:: GIVEN REQUEST ::
Give the material once more, word for word, without any images.

:: AVAILABLE DATA ::
%%
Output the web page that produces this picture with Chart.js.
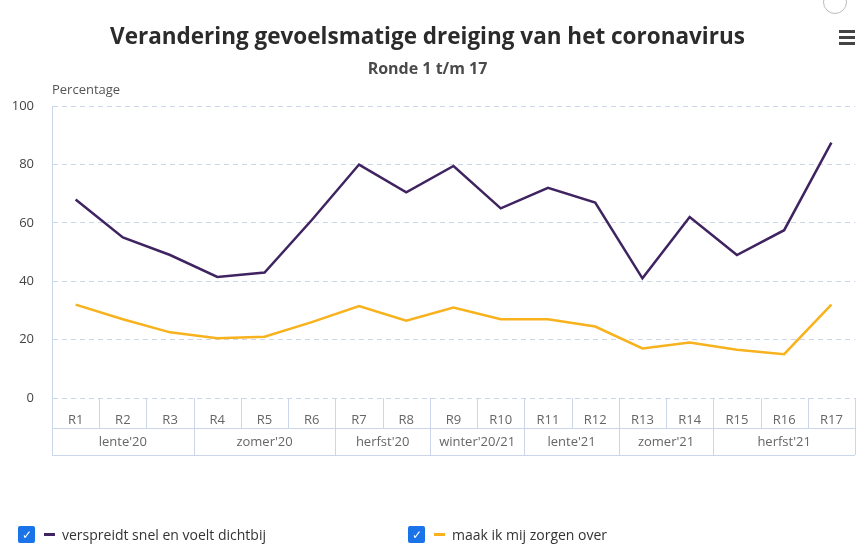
<!DOCTYPE html>
<html>
<head>
<meta charset="utf-8">
<title>Verandering gevoelsmatige dreiging van het coronavirus</title>
<script src="https://cdn.jsdelivr.net/npm/chart.js@4.4.1/dist/chart.umd.min.js"></script>
<style>
    body { margin: 0; background: #fff; font-family: "Open Sans", sans-serif; }
    #wrap { position: relative; width: 857px; height: 550px; overflow: hidden; }
    canvas { display: block; }
    .menu { position: absolute; left: 839px; top: 30px; width: 16px; }
    .menu span { display: block; height: 3px; background: #444; margin-bottom: 3px; }
    .knop { position: absolute; left: 823px; top: -10px; width: 22px; height: 22px; border: 1px solid #bbb; border-radius: 50%; }
    .legenda { position: absolute; top: 525px; font-size: 14px; color: #333; display: flex; align-items: center; }
    .legenda .vink { width: 17px; height: 17px; background: #1a73e8; border-radius: 2px; color: #fff; font-size: 12px; line-height: 17px; text-align: center; margin-right: 9px; }
    .legenda .streep { width: 11px; height: 3px; margin-right: 7px; }
</style>
</head>
<body>
<div id="wrap">
    <canvas id="grafiek" width="857" height="550"></canvas>
    <div class="knop"></div>
    <div class="menu"><span></span><span></span><span></span></div>
    <div class="legenda" style="left:18px"><span class="vink">&#10003;</span><span class="streep" style="background:#3f2461"></span>verspreidt snel en voelt dichtbij</div>
    <div class="legenda" style="left:408px"><span class="vink">&#10003;</span><span class="streep" style="background:#f7b21e"></span>maak ik mij zorgen over</div>
</div>
<script>
// rondes en seizoenen (gegroepeerde x-as)
const rondes = ['R1', 'R2', 'R3', 'R4', 'R5', 'R6', 'R7', 'R8', 'R9', 'R10', 'R11', 'R12', 'R13', 'R14', 'R15', 'R16', 'R17'];
const seizoenen = ["lente'20", "zomer'20", "herfst'20", "winter'20/21", "lente'21", "zomer'21", "herfst'21"];
const rondesPerSeizoen = [3, 3, 2, 2, 2, 2, 3];

// percentages per ronde
const dichtbij = [68, 55, 49, 41.5, 43, 61, 80, 70.5, 79.5, 65, 72, 67, 41, 62, 49, 57.5, 87.5];
const zorgen = [32, 27, 22.5, 20.5, 21, 26, 31.5, 26.5, 31, 27, 27, 24.5, 17, 19, 16.5, 15, 32];

const yTicks = [0, 20, 40, 60, 80, 100];

const lijnKleur = '#ccd6eb';
const tekstKleur = '#666';

// tekent de tabel onder de grafiek (rondes + seizoenen)
const tabelPlugin = {
    id: 'tabel',
    afterDraw(chart) {
        const ctx = chart.ctx;
        const x = chart.scales.x;
        const area = chart.chartArea;
        const rij1 = area.bottom + 30;
        const rij2 = area.bottom + 57;
        const breedte = (x.getPixelForValue(1) - x.getPixelForValue(0));
        const grens = i => x.getPixelForValue(0) - breedte / 2 + i * breedte;

        ctx.save();
        ctx.strokeStyle = lijnKleur;
        ctx.lineWidth = 1;
        ctx.beginPath();
        // verticale lijnen tussen rondes
        for (let i = 0; i <= rondes.length; i++) {
            const px = Math.round(grens(i)) + 0.5;
            ctx.moveTo(px, area.bottom);
            ctx.lineTo(px, rij1);
        }
        ctx.moveTo(area.left, rij1 + 0.5);
        ctx.lineTo(area.right, rij1 + 0.5);
        ctx.moveTo(area.left, rij2 + 0.5);
        ctx.lineTo(area.right, rij2 + 0.5);
        // seizoensgrenzen
        let n = 0;
        for (let s = 0; s <= seizoenen.length; s++) {
            const px = Math.round(grens(n)) + 0.5;
            ctx.moveTo(px, rij1);
            ctx.lineTo(px, rij2);
            if (s < seizoenen.length) n += rondesPerSeizoen[s];
        }
        ctx.stroke();

        // seizoen labels
        ctx.fillStyle = tekstKleur;
        ctx.font = '13px "Open Sans"';
        ctx.textAlign = 'center';
        ctx.textBaseline = 'middle';
        n = 0;
        seizoenen.forEach((s, i) => {
            const midden = (grens(n) + grens(n + rondesPerSeizoen[i])) / 2;
            ctx.fillText(s, midden, (rij1 + rij2) / 2 + 1);
            n += rondesPerSeizoen[i];
        });

        // as-titel
        ctx.fillStyle = '#555';
        ctx.textAlign = 'left';
        ctx.font = '13px "Open Sans"';
        ctx.fillText('Percentage', area.left, area.top - 16);
        ctx.restore();
    }
};

new Chart(document.getElementById('grafiek'), {
    type: 'line',
    data: {
        labels: rondes,
        datasets: [{
            label: 'verspreidt snel en voelt dichtbij',
            data: dichtbij,
            borderColor: '#3f2461',
            borderWidth: 2.5,
            pointRadius: 0,
            tension: 0
        }, {
            label: 'maak ik mij zorgen over',
            data: zorgen,
            borderColor: '#f7b21e',
            borderWidth: 2.5,
            pointRadius: 0,
            tension: 0
        }]
    },
    options: {
        responsive: false,
        animation: false,
        layout: { padding: { top: 0, right: 2, bottom: 95, left: 0 } },
        plugins: {
            legend: { display: false },
            tooltip: { enabled: false },
            title: {
                display: true,
                text: 'Verandering gevoelsmatige dreiging van het coronavirus',
                color: '#2b2b2b',
                font: { family: 'Open Sans', size: 22.5, weight: '700' },
                padding: { top: 24, bottom: 9 }
            },
            subtitle: {
                display: true,
                text: 'Ronde 1 t/m 17',
                color: '#4a4a4a',
                font: { family: 'Open Sans', size: 16, weight: '700' },
                padding: { top: 0, bottom: 27 }
            }
        },
        scales: {
            x: {
                offset: true,
                grid: { display: false },
                border: { display: false },
                ticks: {
                    color: tekstKleur,
                    font: { family: 'Open Sans', size: 13 },
                    padding: 6,
                    maxRotation: 0,
                    autoSkip: false
                },
                afterFit(scale) { scale.height = 57; }
            },
            y: {
                min: 0,
                max: 100,
                afterBuildTicks(scale) { scale.ticks = yTicks.map(v => ({ value: v })); },
                grid: { color: lijnKleur, drawTicks: false },
                border: { display: true, color: lijnKleur, dash: [5, 4] },
                ticks: {
                    color: '#444',
                    font: { family: 'Open Sans', size: 13 },
                    padding: 18
                },
                afterFit(scale) { scale.width = 52; }
            }
        }
    },
    plugins: [tabelPlugin]
});
</script>
</body>
</html>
%%
:: EXERCISE OUTPUT ::
Output the web page that produces this picture with Chart.js.
<!DOCTYPE html>
<html>
<head>
<meta charset="utf-8">
<title>Verandering gevoelsmatige dreiging van het coronavirus</title>
<script src="https://cdn.jsdelivr.net/npm/chart.js@4.4.1/dist/chart.umd.min.js"></script>
<style>
    body { margin: 0; background: #fff; font-family: "Open Sans", sans-serif; }
    #wrap { position: relative; width: 857px; height: 550px; overflow: hidden; }
    canvas { display: block; }
    .menu { position: absolute; left: 839px; top: 30px; width: 16px; }
    .menu span { display: block; height: 3px; background: #444; margin-bottom: 3px; }
    .knop { position: absolute; left: 823px; top: -10px; width: 22px; height: 22px; border: 1px solid #bbb; border-radius: 50%; }
    .legenda { position: absolute; top: 525px; font-size: 14px; color: #333; display: flex; align-items: center; }
    .legenda .vink { width: 17px; height: 17px; background: #1a73e8; border-radius: 2px; color: #fff; font-size: 12px; line-height: 17px; text-align: center; margin-right: 9px; }
    .legenda .streep { width: 11px; height: 3px; margin-right: 7px; }
</style>
</head>
<body>
<div id="wrap">
    <canvas id="grafiek" width="857" height="550"></canvas>
    <div class="knop"></div>
    <div class="menu"><span></span><span></span><span></span></div>
    <div class="legenda" style="left:18px"><span class="vink">&#10003;</span><span class="streep" style="background:#3f2461"></span>verspreidt snel en voelt dichtbij</div>
    <div class="legenda" style="left:408px"><span class="vink">&#10003;</span><span class="streep" style="background:#f7b21e"></span>maak ik mij zorgen over</div>
</div>
<script>
// rondes en seizoenen (gegroepeerde x-as)
const rondes = ['R1', 'R2', 'R3', 'R4', 'R5', 'R6', 'R7', 'R8', 'R9', 'R10', 'R11', 'R12', 'R13', 'R14', 'R15', 'R16', 'R17'];
const seizoenen = ["lente'20", "zomer'20", "herfst'20", "winter'20/21", "lente'21", "zomer'21", "herfst'21"];
const rondesPerSeizoen = [3, 3, 2, 2, 2, 2, 3];

// percentages per ronde
const dichtbij = [68, 55, 49, 41.5, 43, 61, 80, 70.5, 79.5, 65, 72, 67, 41, 62, 49, 57.5, 87.5];
const zorgen = [32, 27, 22.5, 20.5, 21, 26, 31.5, 26.5, 31, 27, 27, 24.5, 17, 19, 16.5, 15, 32];

const yTicks = [0, 20, 40, 60, 80, 100];

const lijnKleur = '#ccd6eb';
const tekstKleur = '#666';

// tekent de tabel onder de grafiek (rondes + seizoenen)
const tabelPlugin = {
    id: 'tabel',
    afterDraw(chart) {
        const ctx = chart.ctx;
        const x = chart.scales.x;
        const area = chart.chartArea;
        const rij1 = area.bottom + 30;
        const rij2 = area.bottom + 57;
        const breedte = (x.getPixelForValue(1) - x.getPixelForValue(0));
        const grens = i => x.getPixelForValue(0) - breedte / 2 + i * breedte;

        ctx.save();
        ctx.strokeStyle = lijnKleur;
        ctx.lineWidth = 1;
        ctx.beginPath();
        // verticale lijnen tussen rondes
        for (let i = 0; i <= rondes.length; i++) {
            const px = Math.round(grens(i)) + 0.5;
            ctx.moveTo(px, area.bottom);
            ctx.lineTo(px, rij1);
        }
        ctx.moveTo(area.left, rij1 + 0.5);
        ctx.lineTo(area.right, rij1 + 0.5);
        ctx.moveTo(area.left, rij2 + 0.5);
        ctx.lineTo(area.right, rij2 + 0.5);
        // seizoensgrenzen
        let n = 0;
        for (let s = 0; s <= seizoenen.length; s++) {
            const px = Math.round(grens(n)) + 0.5;
            ctx.moveTo(px, rij1);
            ctx.lineTo(px, rij2);
            if (s < seizoenen.length) n += rondesPerSeizoen[s];
        }
        ctx.stroke();

        // seizoen labels
        ctx.fillStyle = tekstKleur;
        ctx.font = '13px "Open Sans"';
        ctx.textAlign = 'center';
        ctx.textBaseline = 'middle';
        n = 0;
        seizoenen.forEach((s, i) => {
            const midden = (grens(n) + grens(n + rondesPerSeizoen[i])) / 2;
            ctx.fillText(s, midden, (rij1 + rij2) / 2 + 1);
            n += rondesPerSeizoen[i];
        });

        // as-titel
        ctx.fillStyle = '#555';
        ctx.textAlign = 'left';
        ctx.font = '13px "Open Sans"';
        ctx.fillText('Percentage', area.left, area.top - 16);
        ctx.restore();
    }
};

new Chart(document.getElementById('grafiek'), {
    type: 'line',
    data: {
        labels: rondes,
        datasets: [{
            label: 'verspreidt snel en voelt dichtbij',
            data: dichtbij,
            borderColor: '#3f2461',
            borderWidth: 2.5,
            pointRadius: 0,
            tension: 0
        }, {
            label: 'maak ik mij zorgen over',
            data: zorgen,
            borderColor: '#f7b21e',
            borderWidth: 2.5,
            pointRadius: 0,
            tension: 0
        }]
    },
    options: {
        responsive: false,
        animation: false,
        layout: { padding: { top: 0, right: 2, bottom: 95, left: 0 } },
        plugins: {
            legend: { display: false },
            tooltip: { enabled: false },
            title: {
                display: true,
                text: 'Verandering gevoelsmatige dreiging van het coronavirus',
                color: '#2b2b2b',
                font: { family: 'Open Sans', size: 22.5, weight: '700' },
                padding: { top: 24, bottom: 9 }
            },
            subtitle: {
                display: true,
                text: 'Ronde 1 t/m 17',
                color: '#4a4a4a',
                font: { family: 'Open Sans', size: 16, weight: '700' },
                padding: { top: 0, bottom: 27 }
            }
        },
        scales: {
            x: {
                offset: true,
                grid: { display: false },
                border: { display: false },
                ticks: {
                    color: tekstKleur,
                    font: { family: 'Open Sans', size: 13 },
                    padding: 6,
                    maxRotation: 0,
                    autoSkip: false
                },
                afterFit(scale) { scale.height = 57; }
            },
            y: {
                min: 0,
                max: 100,
                afterBuildTicks(scale) { scale.ticks = yTicks.map(v => ({ value: v })); },
                grid: { color: lijnKleur, drawTicks: false },
                border: { display: true, color: lijnKleur, dash: [5, 4] },
                ticks: {
                    color: '#444',
                    font: { family: 'Open Sans', size: 13 },
                    padding: 18
                },
                afterFit(scale) { scale.width = 52; }
            }
        }
    },
    plugins: [tabelPlugin]
});
</script>
</body>
</html>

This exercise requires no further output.